Given material
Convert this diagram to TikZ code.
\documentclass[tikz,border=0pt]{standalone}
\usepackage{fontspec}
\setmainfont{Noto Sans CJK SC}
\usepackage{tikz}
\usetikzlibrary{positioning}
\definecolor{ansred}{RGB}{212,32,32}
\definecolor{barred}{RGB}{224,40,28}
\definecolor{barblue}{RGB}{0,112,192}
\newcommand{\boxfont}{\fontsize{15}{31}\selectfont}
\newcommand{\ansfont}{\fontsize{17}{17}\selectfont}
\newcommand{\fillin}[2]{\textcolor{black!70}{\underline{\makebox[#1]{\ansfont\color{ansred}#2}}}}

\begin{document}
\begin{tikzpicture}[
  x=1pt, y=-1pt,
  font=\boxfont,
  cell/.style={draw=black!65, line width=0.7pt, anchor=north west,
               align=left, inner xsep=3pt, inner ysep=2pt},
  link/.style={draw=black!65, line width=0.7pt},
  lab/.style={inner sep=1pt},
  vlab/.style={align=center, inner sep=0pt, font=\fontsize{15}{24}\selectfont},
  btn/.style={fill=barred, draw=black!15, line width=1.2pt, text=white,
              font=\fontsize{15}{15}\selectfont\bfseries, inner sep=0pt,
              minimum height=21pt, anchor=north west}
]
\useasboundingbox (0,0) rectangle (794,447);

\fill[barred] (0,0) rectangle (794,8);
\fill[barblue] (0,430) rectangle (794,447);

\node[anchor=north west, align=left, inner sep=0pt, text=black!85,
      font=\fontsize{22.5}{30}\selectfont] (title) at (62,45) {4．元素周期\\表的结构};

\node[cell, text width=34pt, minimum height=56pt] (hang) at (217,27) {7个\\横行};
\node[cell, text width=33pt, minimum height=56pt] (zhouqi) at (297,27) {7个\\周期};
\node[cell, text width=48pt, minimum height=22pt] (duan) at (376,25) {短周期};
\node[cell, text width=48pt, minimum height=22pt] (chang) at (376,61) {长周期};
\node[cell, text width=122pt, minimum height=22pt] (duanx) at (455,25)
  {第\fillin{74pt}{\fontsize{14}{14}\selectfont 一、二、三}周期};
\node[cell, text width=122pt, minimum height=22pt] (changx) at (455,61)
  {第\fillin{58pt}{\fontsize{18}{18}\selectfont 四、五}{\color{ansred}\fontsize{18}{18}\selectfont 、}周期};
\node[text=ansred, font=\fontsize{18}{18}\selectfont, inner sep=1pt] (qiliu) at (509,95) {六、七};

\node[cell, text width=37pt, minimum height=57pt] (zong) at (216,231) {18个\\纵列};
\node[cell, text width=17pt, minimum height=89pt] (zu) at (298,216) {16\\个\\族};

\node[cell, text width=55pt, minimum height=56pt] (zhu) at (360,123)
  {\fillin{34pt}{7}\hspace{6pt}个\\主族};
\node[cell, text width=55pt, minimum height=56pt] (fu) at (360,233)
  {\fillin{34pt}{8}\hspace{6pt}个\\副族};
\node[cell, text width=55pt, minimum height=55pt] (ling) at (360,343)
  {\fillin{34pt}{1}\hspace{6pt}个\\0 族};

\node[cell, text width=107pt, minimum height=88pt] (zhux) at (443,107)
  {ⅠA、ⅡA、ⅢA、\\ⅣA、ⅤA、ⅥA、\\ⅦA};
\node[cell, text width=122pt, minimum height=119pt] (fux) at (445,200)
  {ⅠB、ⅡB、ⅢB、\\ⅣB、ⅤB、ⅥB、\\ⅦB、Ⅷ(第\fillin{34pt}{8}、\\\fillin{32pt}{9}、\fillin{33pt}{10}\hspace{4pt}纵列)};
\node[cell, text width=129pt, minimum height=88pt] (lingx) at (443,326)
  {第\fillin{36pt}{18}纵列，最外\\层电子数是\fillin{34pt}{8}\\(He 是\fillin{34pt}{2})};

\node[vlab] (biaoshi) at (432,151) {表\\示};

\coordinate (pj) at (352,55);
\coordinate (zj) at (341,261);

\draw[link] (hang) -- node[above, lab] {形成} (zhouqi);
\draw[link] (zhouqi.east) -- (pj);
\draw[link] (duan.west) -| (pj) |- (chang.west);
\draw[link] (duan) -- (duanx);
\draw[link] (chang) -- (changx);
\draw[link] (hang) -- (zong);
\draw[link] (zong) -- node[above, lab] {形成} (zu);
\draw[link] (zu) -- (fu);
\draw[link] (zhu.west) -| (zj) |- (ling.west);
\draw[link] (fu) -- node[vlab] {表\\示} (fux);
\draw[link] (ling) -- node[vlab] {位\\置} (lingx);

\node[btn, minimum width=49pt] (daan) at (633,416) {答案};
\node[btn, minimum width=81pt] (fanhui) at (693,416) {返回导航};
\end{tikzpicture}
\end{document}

What is expected
Reproduce the material above without altering a single character.

Response to the task
Convert this diagram to TikZ code.
\documentclass[tikz,border=0pt]{standalone}
\usepackage{fontspec}
\setmainfont{Noto Sans CJK SC}
\usepackage{tikz}
\usetikzlibrary{positioning}
\definecolor{ansred}{RGB}{212,32,32}
\definecolor{barred}{RGB}{224,40,28}
\definecolor{barblue}{RGB}{0,112,192}
\newcommand{\boxfont}{\fontsize{15}{31}\selectfont}
\newcommand{\ansfont}{\fontsize{17}{17}\selectfont}
\newcommand{\fillin}[2]{\textcolor{black!70}{\underline{\makebox[#1]{\ansfont\color{ansred}#2}}}}

\begin{document}
\begin{tikzpicture}[
  x=1pt, y=-1pt,
  font=\boxfont,
  cell/.style={draw=black!65, line width=0.7pt, anchor=north west,
               align=left, inner xsep=3pt, inner ysep=2pt},
  link/.style={draw=black!65, line width=0.7pt},
  lab/.style={inner sep=1pt},
  vlab/.style={align=center, inner sep=0pt, font=\fontsize{15}{24}\selectfont},
  btn/.style={fill=barred, draw=black!15, line width=1.2pt, text=white,
              font=\fontsize{15}{15}\selectfont\bfseries, inner sep=0pt,
              minimum height=21pt, anchor=north west}
]
\useasboundingbox (0,0) rectangle (794,447);

\fill[barred] (0,0) rectangle (794,8);
\fill[barblue] (0,430) rectangle (794,447);

\node[anchor=north west, align=left, inner sep=0pt, text=black!85,
      font=\fontsize{22.5}{30}\selectfont] (title) at (62,45) {4．元素周期\\表的结构};

\node[cell, text width=34pt, minimum height=56pt] (hang) at (217,27) {7个\\横行};
\node[cell, text width=33pt, minimum height=56pt] (zhouqi) at (297,27) {7个\\周期};
\node[cell, text width=48pt, minimum height=22pt] (duan) at (376,25) {短周期};
\node[cell, text width=48pt, minimum height=22pt] (chang) at (376,61) {长周期};
\node[cell, text width=122pt, minimum height=22pt] (duanx) at (455,25)
  {第\fillin{74pt}{\fontsize{14}{14}\selectfont 一、二、三}周期};
\node[cell, text width=122pt, minimum height=22pt] (changx) at (455,61)
  {第\fillin{58pt}{\fontsize{18}{18}\selectfont 四、五}{\color{ansred}\fontsize{18}{18}\selectfont 、}周期};
\node[text=ansred, font=\fontsize{18}{18}\selectfont, inner sep=1pt] (qiliu) at (509,95) {六、七};

\node[cell, text width=37pt, minimum height=57pt] (zong) at (216,231) {18个\\纵列};
\node[cell, text width=17pt, minimum height=89pt] (zu) at (298,216) {16\\个\\族};

\node[cell, text width=55pt, minimum height=56pt] (zhu) at (360,123)
  {\fillin{34pt}{7}\hspace{6pt}个\\主族};
\node[cell, text width=55pt, minimum height=56pt] (fu) at (360,233)
  {\fillin{34pt}{8}\hspace{6pt}个\\副族};
\node[cell, text width=55pt, minimum height=55pt] (ling) at (360,343)
  {\fillin{34pt}{1}\hspace{6pt}个\\0 族};

\node[cell, text width=107pt, minimum height=88pt] (zhux) at (443,107)
  {ⅠA、ⅡA、ⅢA、\\ⅣA、ⅤA、ⅥA、\\ⅦA};
\node[cell, text width=122pt, minimum height=119pt] (fux) at (445,200)
  {ⅠB、ⅡB、ⅢB、\\ⅣB、ⅤB、ⅥB、\\ⅦB、Ⅷ(第\fillin{34pt}{8}、\\\fillin{32pt}{9}、\fillin{33pt}{10}\hspace{4pt}纵列)};
\node[cell, text width=129pt, minimum height=88pt] (lingx) at (443,326)
  {第\fillin{36pt}{18}纵列，最外\\层电子数是\fillin{34pt}{8}\\(He 是\fillin{34pt}{2})};

\node[vlab] (biaoshi) at (432,151) {表\\示};

\coordinate (pj) at (352,55);
\coordinate (zj) at (341,261);

\draw[link] (hang) -- node[above, lab] {形成} (zhouqi);
\draw[link] (zhouqi.east) -- (pj);
\draw[link] (duan.west) -| (pj) |- (chang.west);
\draw[link] (duan) -- (duanx);
\draw[link] (chang) -- (changx);
\draw[link] (hang) -- (zong);
\draw[link] (zong) -- node[above, lab] {形成} (zu);
\draw[link] (zu) -- (fu);
\draw[link] (zhu.west) -| (zj) |- (ling.west);
\draw[link] (fu) -- node[vlab] {表\\示} (fux);
\draw[link] (ling) -- node[vlab] {位\\置} (lingx);

\node[btn, minimum width=49pt] (daan) at (633,416) {答案};
\node[btn, minimum width=81pt] (fanhui) at (693,416) {返回导航};
\end{tikzpicture}
\end{document}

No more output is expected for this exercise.